Mention of The Darkness and that band's histrionic, bodystocking-clad invasion of MTV this past summer elicits varying reactions from the members of Dirty Power. When I brought up the subject to Goodwin and Perrone, they looked at each other, let out sighs, and started laughing. Perrone deferred to his bandmate in giving the response, waving him on: "You get more passionate about it ..."
Goodwin shook his head and gave a bemused chuckle. "I don't hate them, but I don't see why people got so freaked out about them," he said. "I thought it was silly and cute and fun, but then I started seeing all these articles about how they were the saviors of rock 'n' roll. It was the cheese factor that definitely turned me off."
Ulman unloaded more serious vitriol in an e-mail: "It's all the label's way of making a 'pseudo-metal boy band,' and I ain't havin' any of it ... I'm sure when their tour bus crashes and kills them, Phil Lynott will be there with a rusty nail in a 2x4 waiting to kick some ass, poltergeist-style."

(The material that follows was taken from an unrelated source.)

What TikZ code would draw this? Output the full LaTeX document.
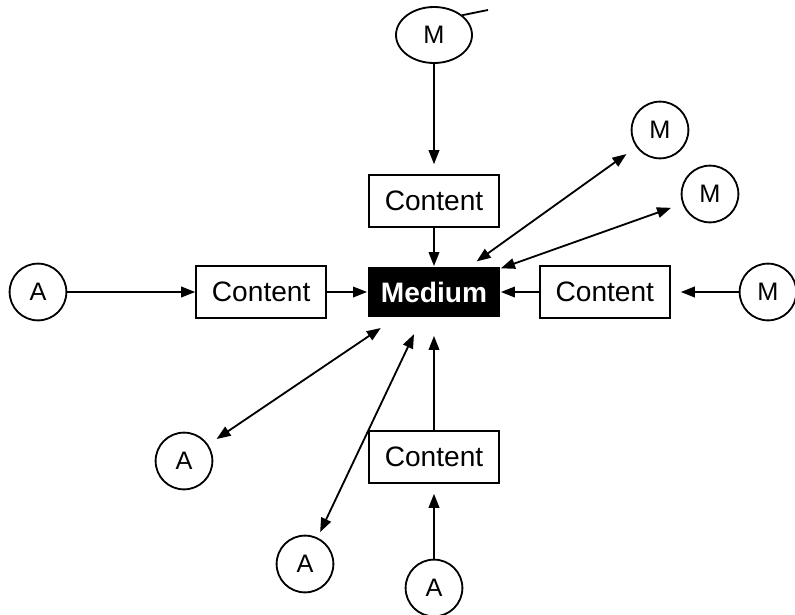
\documentclass[tikz,border=0pt]{standalone}
\usepackage{fontspec}
\setmainfont{Liberation Sans}
\usetikzlibrary{positioning,arrows.meta,shapes.geometric}
\tikzset{
  ct/.style={rectangle, draw=black, line width=1.3pt, minimum width=3.25cm, minimum height=1.3cm, text centered, inner sep=0pt, font=\fontsize{20}{24}\selectfont},
  md/.style={rectangle, fill=black, text=white, minimum width=3.3cm, minimum height=1.25cm, text centered, inner sep=0pt, font=\bfseries\fontsize{20}{24}\selectfont},
  ag/.style={circle, draw=black, line width=1.3pt, minimum size=1.42cm, inner sep=0pt, font=\fontsize{18}{22}\selectfont},
  >={Triangle[length=10pt,width=7.5pt]},
  node distance=1cm
}
\begin{document}
\begin{tikzpicture}[line width=1.3pt]
	\useasboundingbox (0,0) rectangle (19.875,-15.375);
	\node[md] (medium) at (10.85,-7.3) {Medium};
	\node[ct, above=0.95cm of medium] (ctop) {Content};
	\node[ct, below=2.8cm of medium] (cbottom) {Content};
	\node[ct, left=1cm of medium] (cleft) {Content};
	\node[ct, right=0.95cm of medium] (cright) {Content};

	\node[ag, ellipse, minimum width=1.9cm, minimum height=1.4cm] (mtop) at (10.85,-0.875) {M};
	\node[ag] (mone) at (16.5,-3.25) {M};
	\node[ag] (mtwo) at (17.75,-4.85) {M};
	\node[ag] (mright) at (19.2,-7.3) {M};

	\node[ag] (aleft) at (0.95,-7.3) {A};
	\node[ag] (alowa) at (4.6,-11.525) {A};
	\node[ag] (alowb) at (7.625,-14.1) {A};
	\node[ag] (abottom) at (10.85,-14.7) {A};
	\coordinate (tick) at (12.2,-0.25);
	%
	\draw (mtop.35) -- (tick);

	\draw[->, shorten >=0.25cm] (mtop) -- (ctop);
	\draw[->] (ctop) -- (medium);

	\draw[->] (aleft) -- (cleft);
	\draw[->] (cleft) -- (medium);
	\draw[->] (cright) -- (medium);
	\draw[->, shorten >=0.25cm] (mright) -- (cright);

	\draw[<->, shorten <=0.2cm, shorten >=0.3cm] (medium) -- (mone);
	\draw[<->, shorten >=0.3cm] (medium) -- (mtwo);

	\draw[<->, shorten <=0.45cm, shorten >=0.25cm] (medium) -- (alowa);
	\draw[<->, shorten <=0.45cm, shorten >=0.15cm] (medium) -- (alowb);
	\draw[->, shorten >=0.45cm] (cbottom) -- (medium);
	\draw[->, shorten >=0.25cm] (abottom) -- (cbottom);
\end{tikzpicture}
\end{document}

In truth, if Lynott were still around today, the hard-living Irishman would probably give Dirty Power's gritty anthems the nod over the affected unitard gimmickry of The Darkness. And even if we're at a point in history when the masses enjoy their iron-fisted riffs with a side order of irony, there will always be a sizable audience for the primal fury of testosterone-fueled guitars. And when MTV tries to pass off some group of young, perfectly coiffed, rail-thin poseurs in leather pants and vintage metal T-shirts as the next objects of retro-rock idolatry, the metal men of Dirty Power will emerge from the shadows, knock the skinny kids from their perch, and triumphantly assume their rightful place as heirs to the throne of hard rock.